▸ **Task brief**: In the listing that follows, retype every line from the first through the one containing "var flowRate = [500, 1000, 2000, 3000, 4000, 5000];". Pictures are to be left out.

▸ **Data section**:
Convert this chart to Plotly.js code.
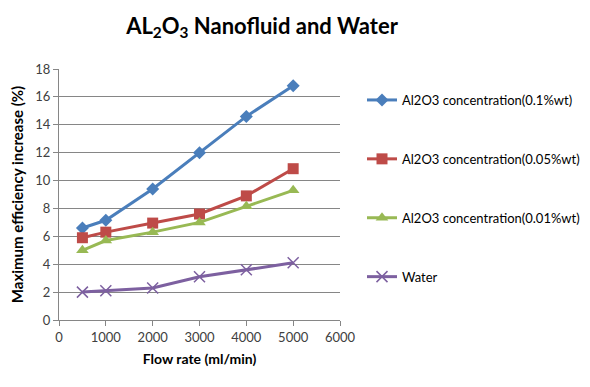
<!DOCTYPE html>
<html>
<head>
<meta charset="utf-8">
<script src="https://cdn.plot.ly/plotly-3.0.1.min.js"></script>
<style>
  html, body { margin: 0; padding: 0; background: #fff; }
  #chart { width: 590px; height: 387px; }
</style>
</head>
<body>
<div id="chart"></div>
<script>
// Flow rate (ml/min)
var flowRate = [500, 1000, 2000, 3000, 4000, 5000];

// Maximum efficiency increase (%)
var conc01  = [6.6, 7.15, 9.4, 12.0, 14.6, 16.8];
var conc005 = [5.9, 6.3, 6.95, 7.6, 8.9, 10.85];
var conc001 = [5.0, 5.7, 6.3, 7.0, 8.15, 9.3];
var water   = [2.0, 2.1, 2.3, 3.1, 3.6, 4.1];

var seriesNames = [
  'Al2O3 concentration(0.1%wt)',
  'Al2O3 concentration(0.05%wt)',
  'Al2O3 concentration(0.01%wt)',
  'Water'
];

var xTicks = [0, 1000, 2000, 3000, 4000, 5000, 6000];
var yTicks = [0, 2, 4, 6, 8, 10, 12, 14, 16, 18];

var FONT = 'Lato, "Open Sans", sans-serif';

function series(name, y, color, symbol, size, group) {
  return {
    x: flowRate, y: y, name: name, type: 'scatter', mode: 'lines+markers',
    legendgroup: group,
    line: { color: color, width: 3 },
    marker: { symbol: symbol, size: size, color: color,
              line: { color: color, width: symbol === 'x-thin-open' ? 1.5 : 0 } }
  };
}

var data = [
  series(seriesNames[0], conc01,  '#4A7EBB', 'diamond',     10, 'a'),
  series(seriesNames[1], conc005, '#BE4B48', 'square',      11, 'b'),
  series(seriesNames[2], conc001, '#98B954', 'triangle-up', 11, 'c'),
  series(seriesNames[3], water,   '#7D60A0', 'x-thin-open', 11, 'd')
];

var layout = {
  width: 590, height: 387,
  margin: { l: 59, r: 250, t: 69, b: 67, autoexpand: false },
  paper_bgcolor: '#ffffff', plot_bgcolor: '#ffffff',
  font: { family: FONT, size: 13, color: '#404040' },
  title: {
    text: 'AL<sub>2</sub>O<sub>3</sub> Nanofluid and Water',
    font: { family: FONT, size: 22, color: '#000000', weight: 'bold' },
    x: 262 / 590, xanchor: 'center', y: 1 - 26 / 387, yanchor: 'middle'
  },
  xaxis: {
    range: [0, 6000], tickvals: xTicks, ticktext: xTicks.map(String),
    showgrid: false, zeroline: false,
    showline: true, linecolor: '#868686', linewidth: 1,
    ticks: 'outside', ticklen: 5, tickcolor: '#868686',
    tickfont: { family: FONT, size: 13, color: '#404040' },
    title: { text: 'Flow rate (ml/min)', standoff: 10,
             font: { family: FONT, size: 14, color: '#000000', weight: 'bold' } }
  },
  yaxis: {
    range: [0, 18], tickvals: yTicks, ticktext: yTicks.map(String),
    showgrid: true, gridcolor: '#868686', gridwidth: 1, zeroline: false,
    showline: true, linecolor: '#868686', linewidth: 1,
    ticks: 'outside', ticklen: 5, tickcolor: '#868686',
    tickfont: { family: FONT, size: 13, color: '#404040' },
    title: { text: 'Maximum efficiency increase (%)', standoff: 8,
             font: { family: FONT, size: 15, color: '#000000', weight: 'bold' } }
  },
  showlegend: true,
  legend: {
    x: (362 - 59) / 281, xanchor: 'left', y: 1 - 16 / 251, yanchor: 'top',
    traceorder: 'grouped', tracegroupgap: 39, itemwidth: 30,
    bgcolor: 'rgba(0,0,0,0)',
    font: { family: FONT, size: 13, color: '#000000' }
  }
};

Plotly.newPlot('chart', data, layout, { displayModeBar: false, staticPlot: true });
</script>
</body>
</html>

▸ **Result for this task**:
Convert this chart to Plotly.js code.
<!DOCTYPE html>
<html>
<head>
<meta charset="utf-8">
<script src="https://cdn.plot.ly/plotly-3.0.1.min.js"></script>
<style>
  html, body { margin: 0; padding: 0; background: #fff; }
  #chart { width: 590px; height: 387px; }
</style>
</head>
<body>
<div id="chart"></div>
<script>
// Flow rate (ml/min)
var flowRate = [500, 1000, 2000, 3000, 4000, 5000];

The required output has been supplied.